C’est un tout : de là où je viens, où je me suis retrouvé, ce que je fais aujourd’hui. Peu de gens misaient sur moi. Exister en tant que rappeur fut très difficile, idem en tant que producteur. J’avais besoin d’exister par moi-même, sans rentrer dans des cases, c’est pourquoi j’avais peur des featurings par le passé. Et puis cette coloration de l’album vient aussi de ma vie personnelle, qui ne m’a pas aidé. Il y aussi une volonté de montrer à mon entourage de quoi je suis capable.

Même tes potes : ils te veulent du bien, mais au bout de 15 ans de rap certains te disent qu’il faut passer à autre chose. Mais j’ai continué par amour de la musique, ça me rend vivant. Je ne suis pas dans une démarche où je vais tout faire pour plaire aux autres. Certains recherchent ça, pas moi. Je n’arrive pas à me mettre à la place des autres, et je fais ce qui me plaît avant tout, avant de chercher à plaire à tous.

« Tu peux sortir ton album en indépendant en 2017. À raison de 3 à 10 heures par jour pendant 8 mois. »

Comment on fait pour sortir son album en indépendant ?

Il faut beaucoup de temps. Si tu as un taf à côté, c’est mort. J’ai profité d’une période d’accalmie, j’étais sans boulot avec un peu d’argent de côté. En gros il te faut du temps, de l’argent, de la matière, deux ou trois potes pour le mix, le mastering, la communication. Et j’ai géré tout le reste, comme un grand garçon. Tu n’as pas trop le choix, parce que tu ne peux pas imposer ton album comme la priorité du moment à tout le monde. Tu as des potes qui taffent, qui passent des diplômes, ont des enfants, qui ont aussi leur vie, c’est normal. Mais oui, tu peux sortir ton album en indépendant en 2017. À raison de 3 à 10 heures par jour pendant 8 mois.

Ton actualité c’est aussi la participation à la compilation Sismogram du label Sismographe, avec L’Undercover.

J’ai rencontré les gars du label qui m’ont proposé un track. Les gars étaient hyper pros, et j’étais un  des derniers à poser, j’aimais ce qui était déjà enregistré, la couleur du projet me plaisait. Comme je n’avais pas envie de faire un morceau tout seul, j’ai posé avec L’Undercover. J’aime beaucoup son côté « Ruste Juxx » à la française. Je trouve très cool d’avoir ressorti le projet en CD. J’ai participé à la release party. Et j’essaie de remonter un plateau avec eux, et d’autres rappeurs, notamment M.Sayyid.

M. Sayyid, le rappeur new-yorkais d’Antipop Consortium ?

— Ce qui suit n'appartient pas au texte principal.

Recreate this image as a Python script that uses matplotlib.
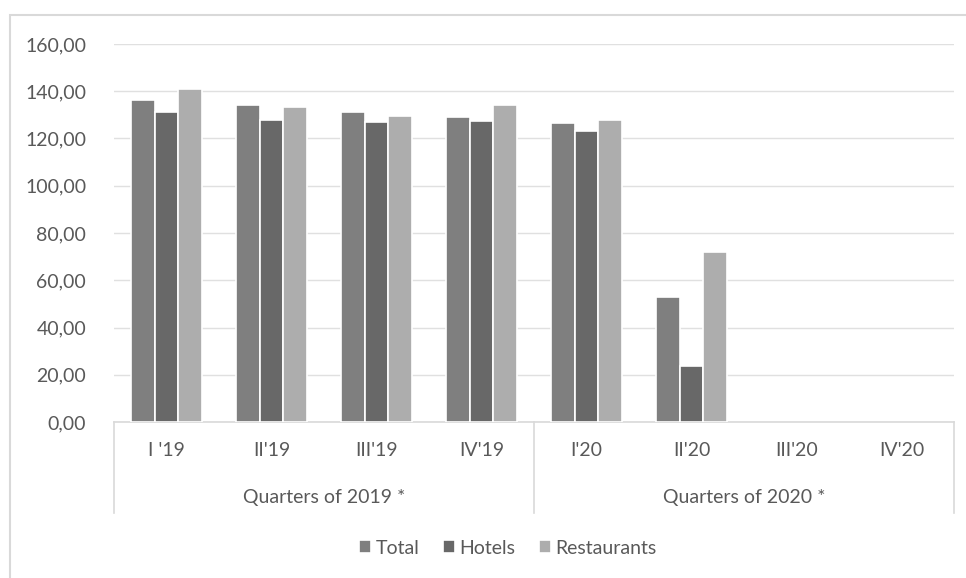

Oui, je pense qu’on ne va pas tarder à faire un morceau ensemble. On se connait via un ami, M.Sayyid vit à Paris aujourd’hui, il est marié à une Française. Et son dernier projet est très bon, il a toujours fait partie du rap spé. Tu écoutes son album en 2017, il a une fraîcheur de fou. Et il fait tout : rap, production, chant, graphisme…

Quel est le titre dont tu es le plus fier sur ton album ?

Difficile… Je vais mentionner un track solo. J’aime beaucoup « La marque de la bête », qui donne son nom au projet. Je trouve que c’est un morceau qui n’a pas existé dans le rap français et qui y avait sa place. J’aime beaucoup le morceau « Paname » également.

La « Marque de la bête » est un peu un condensé de ton album.

Oui, et malgré mon côté radical, j’ai réussi à faire un album avec des morceaux un peu différents comme celui avec Racecar (« Breaking The Button », ndlr) avec des influences reggae / ragga, années 90, des choses qu’on n’entend plus. Et qui font du bien parce qu’on a aimé ça à l’époque.

Pour finir, quelle est la question qu’on ne te pose jamais et à laquelle tu aimerais répondre ?

Je dirais « est-ce que tu regrettes ce que tu as fait avant d’en arriver là ? ». Et la réponse est non. Aucun regret malgré des phases difficiles. J’ai douté, je me suis dit que je n’avais aucune place dans le milieu du rap français, que j’étais trop spé. Heureusement que quelques personnes ont continué à me solliciter. Et aujourd’hui, j’ai envie de continuer au-delà de ce projet, de faire des trucs encore plus fous. Je pense à des trucs plus proches de l’électro, une mouvance que je kiffe, notamment grâce à mon pote Gaëtan Vigier (Arcade Bit 1, ndlr), un mec qui a des machines partout chez lui pour faire du son. Il m’a porté dans ce truc-là, et je me dis qu’il y a des choses à faire dans le rap français, créer de nouvelles cases.